» **Source code of charts**:
+===+

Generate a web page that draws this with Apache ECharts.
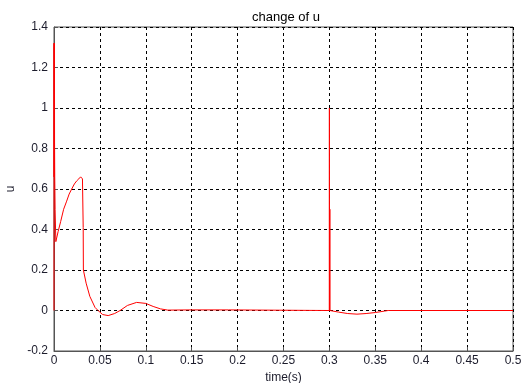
<!DOCTYPE html>
<html>
<head>
<meta charset="utf-8">
<script src="https://cdn.jsdelivr.net/npm/echarts@6/dist/echarts.min.js"></script>
<style>
  html, body { margin: 0; padding: 0; background: #fff; }
  #chart { width: 525px; height: 383px; }
</style>
</head>
<body>
<div id="chart"></div>
<script>
// Control signal u over time (s)
const timeValues = [
  0, 0.0001, 0.0002, 0.0003, 0.0004, 0.0005, 0.0006, 0.0008, 0.0012, 0.002,
  0.0045, 0.0073, 0.0105, 0.0138, 0.0165, 0.0193, 0.0222, 0.0247, 0.027, 0.029,
  0.0305, 0.031, 0.0318, 0.032, 0.035, 0.039, 0.0447, 0.048, 0.053, 0.059,
  0.066, 0.072, 0.08, 0.09, 0.1, 0.108, 0.116, 0.124, 0.15, 0.19,
  0.191, 0.2999, 0.3, 0.3001, 0.3002, 0.3003, 0.3004, 0.3005, 0.301, 0.31,
  0.32, 0.33, 0.34, 0.35, 0.36, 0.364, 0.5
];
const uValues = [
  0, 1.32, 0.66, 1.32, 0.66, 1.3, 0.83, 0.66, 0.5, 0.34,
  0.39, 0.44, 0.5, 0.54, 0.575, 0.6, 0.625, 0.64, 0.65, 0.66,
  0.655, 0.65, 0.41, 0.2, 0.135, 0.07, 0.015, 0, -0.02, -0.025,
  -0.015, 0, 0.025, 0.04, 0.035, 0.02, 0.008, 0.002, 0.003, 0.003,
  0, 0, 1.0, 0, 0.5, 0, 0.5, 0, 0, -0.008,
  -0.015, -0.018, -0.015, -0.01, -0.003, 0, 0
];
const xTicks = { min: 0, max: 0.5, step: 0.05 };
const yTicks = { min: -0.2, max: 1.4, step: 0.2 };

const points = timeValues.map((t, i) => [t, uValues[i]]);

const chart = echarts.init(document.getElementById('chart'), null, { renderer: 'canvas' });
const labelFont = { color: '#1c1c2c', fontSize: 12, fontFamily: 'Liberation Sans, Arial, sans-serif' };
const gridLine = { show: true, lineStyle: { color: '#000', type: [3, 3], width: 1 } };

chart.setOption({
  backgroundColor: '#fff',
  animation: false,
  title: {
    text: 'change of u',
    left: 281, top: 6, textAlign: 'center',
    textStyle: { fontSize: 13, fontWeight: 'normal', color: '#000', fontFamily: 'Liberation Sans, Arial, sans-serif' }
  },
  grid: {
    left: 54, right: 12, top: 27, bottom: 32,
    containLabel: false, outerBoundsMode: 'none',
    show: true, borderColor: '#555', borderWidth: 1, backgroundColor: '#fff'
  },
  xAxis: {
    type: 'value',
    min: xTicks.min, max: xTicks.max, interval: xTicks.step,
    name: 'time(s)', nameLocation: 'middle', nameGap: 18,
    nameTextStyle: labelFont,
    axisLine: { show: true, onZero: false, lineStyle: { color: '#555' } },
    axisTick: { show: true, inside: true, length: 4, lineStyle: { color: '#555' } },
    axisLabel: Object.assign({ margin: 4, formatter: v => String(+v.toFixed(2)) }, labelFont),
    splitLine: gridLine
  },
  yAxis: {
    type: 'value',
    min: yTicks.min, max: yTicks.max, interval: yTicks.step,
    name: 'u', nameLocation: 'middle', nameGap: 37, nameRotate: 90,
    nameTextStyle: labelFont,
    axisLine: { show: true, onZero: false, lineStyle: { color: '#555' } },
    axisTick: { show: true, inside: true, length: 4, lineStyle: { color: '#555' } },
    axisLabel: Object.assign({ margin: 6, formatter: v => String(+v.toFixed(1)) }, labelFont),
    splitLine: gridLine
  },
  series: [{
    type: 'line',
    data: points,
    showSymbol: false,
    lineStyle: { color: '#ff0000', width: 1 },
    z: 5
  }]
});
</script>
</body>
</html>
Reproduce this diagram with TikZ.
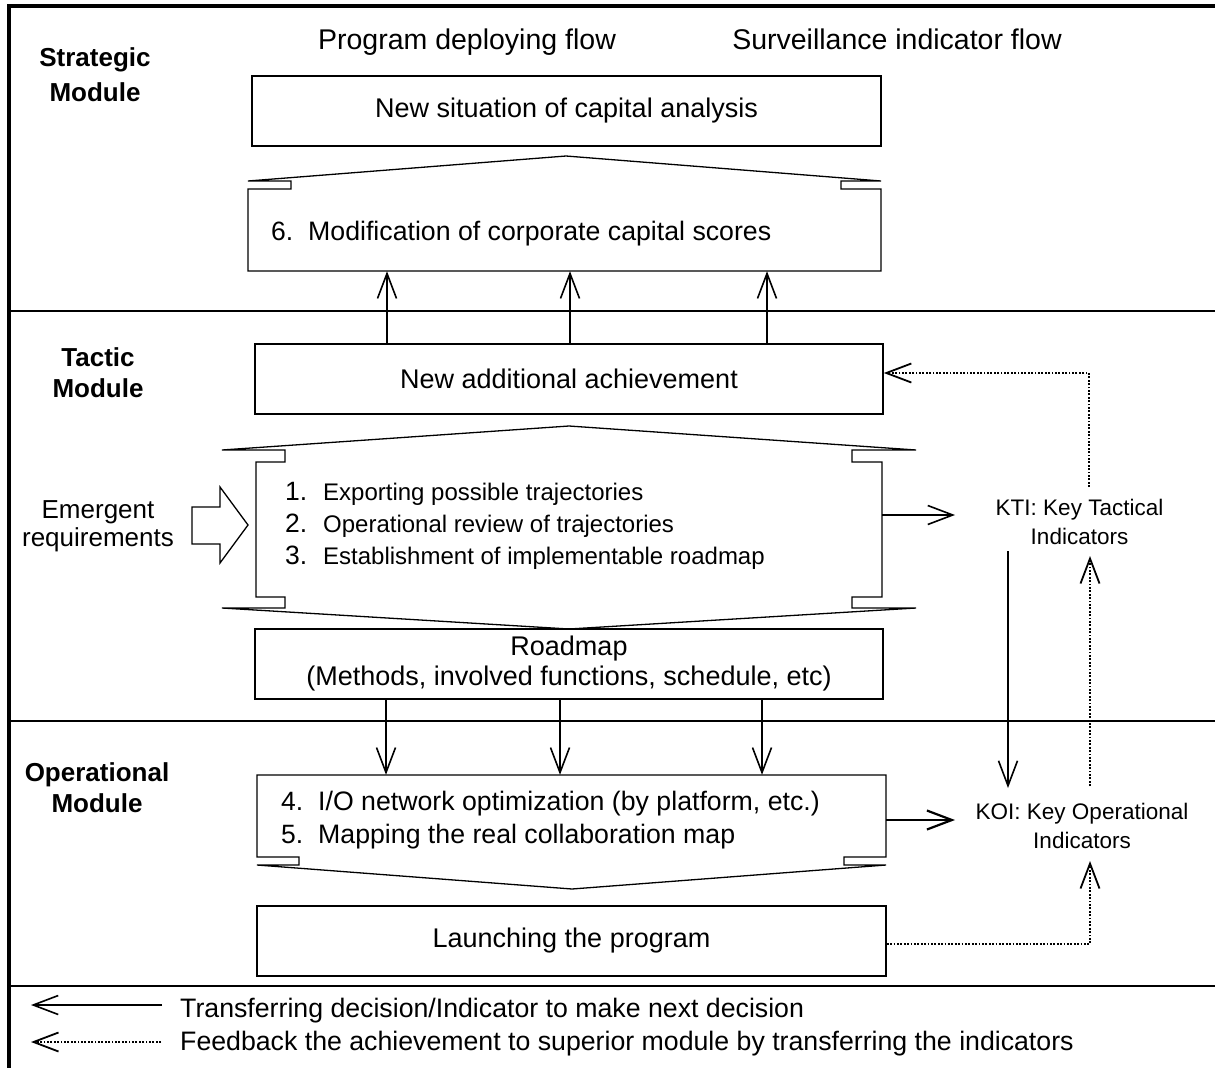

+===+

» **SET PROBLEM**: Print the complete listing exactly, apart from any pictures.

» **WRITTEN ANSWER**:
Generate a web page that draws this with Apache ECharts.
<!DOCTYPE html>
<html>
<head>
<meta charset="utf-8">
<script src="https://cdn.jsdelivr.net/npm/echarts@6/dist/echarts.min.js"></script>
<style>
  html, body { margin: 0; padding: 0; background: #fff; }
  #chart { width: 525px; height: 383px; }
</style>
</head>
<body>
<div id="chart"></div>
<script>
// Control signal u over time (s)
const timeValues = [
  0, 0.0001, 0.0002, 0.0003, 0.0004, 0.0005, 0.0006, 0.0008, 0.0012, 0.002,
  0.0045, 0.0073, 0.0105, 0.0138, 0.0165, 0.0193, 0.0222, 0.0247, 0.027, 0.029,
  0.0305, 0.031, 0.0318, 0.032, 0.035, 0.039, 0.0447, 0.048, 0.053, 0.059,
  0.066, 0.072, 0.08, 0.09, 0.1, 0.108, 0.116, 0.124, 0.15, 0.19,
  0.191, 0.2999, 0.3, 0.3001, 0.3002, 0.3003, 0.3004, 0.3005, 0.301, 0.31,
  0.32, 0.33, 0.34, 0.35, 0.36, 0.364, 0.5
];
const uValues = [
  0, 1.32, 0.66, 1.32, 0.66, 1.3, 0.83, 0.66, 0.5, 0.34,
  0.39, 0.44, 0.5, 0.54, 0.575, 0.6, 0.625, 0.64, 0.65, 0.66,
  0.655, 0.65, 0.41, 0.2, 0.135, 0.07, 0.015, 0, -0.02, -0.025,
  -0.015, 0, 0.025, 0.04, 0.035, 0.02, 0.008, 0.002, 0.003, 0.003,
  0, 0, 1.0, 0, 0.5, 0, 0.5, 0, 0, -0.008,
  -0.015, -0.018, -0.015, -0.01, -0.003, 0, 0
];
const xTicks = { min: 0, max: 0.5, step: 0.05 };
const yTicks = { min: -0.2, max: 1.4, step: 0.2 };

const points = timeValues.map((t, i) => [t, uValues[i]]);

const chart = echarts.init(document.getElementById('chart'), null, { renderer: 'canvas' });
const labelFont = { color: '#1c1c2c', fontSize: 12, fontFamily: 'Liberation Sans, Arial, sans-serif' };
const gridLine = { show: true, lineStyle: { color: '#000', type: [3, 3], width: 1 } };

chart.setOption({
  backgroundColor: '#fff',
  animation: false,
  title: {
    text: 'change of u',
    left: 281, top: 6, textAlign: 'center',
    textStyle: { fontSize: 13, fontWeight: 'normal', color: '#000', fontFamily: 'Liberation Sans, Arial, sans-serif' }
  },
  grid: {
    left: 54, right: 12, top: 27, bottom: 32,
    containLabel: false, outerBoundsMode: 'none',
    show: true, borderColor: '#555', borderWidth: 1, backgroundColor: '#fff'
  },
  xAxis: {
    type: 'value',
    min: xTicks.min, max: xTicks.max, interval: xTicks.step,
    name: 'time(s)', nameLocation: 'middle', nameGap: 18,
    nameTextStyle: labelFont,
    axisLine: { show: true, onZero: false, lineStyle: { color: '#555' } },
    axisTick: { show: true, inside: true, length: 4, lineStyle: { color: '#555' } },
    axisLabel: Object.assign({ margin: 4, formatter: v => String(+v.toFixed(2)) }, labelFont),
    splitLine: gridLine
  },
  yAxis: {
    type: 'value',
    min: yTicks.min, max: yTicks.max, interval: yTicks.step,
    name: 'u', nameLocation: 'middle', nameGap: 37, nameRotate: 90,
    nameTextStyle: labelFont,
    axisLine: { show: true, onZero: false, lineStyle: { color: '#555' } },
    axisTick: { show: true, inside: true, length: 4, lineStyle: { color: '#555' } },
    axisLabel: Object.assign({ margin: 6, formatter: v => String(+v.toFixed(1)) }, labelFont),
    splitLine: gridLine
  },
  series: [{
    type: 'line',
    data: points,
    showSymbol: false,
    lineStyle: { color: '#ff0000', width: 1 },
    z: 5
  }]
});
</script>
</body>
</html>
Reproduce this diagram with TikZ.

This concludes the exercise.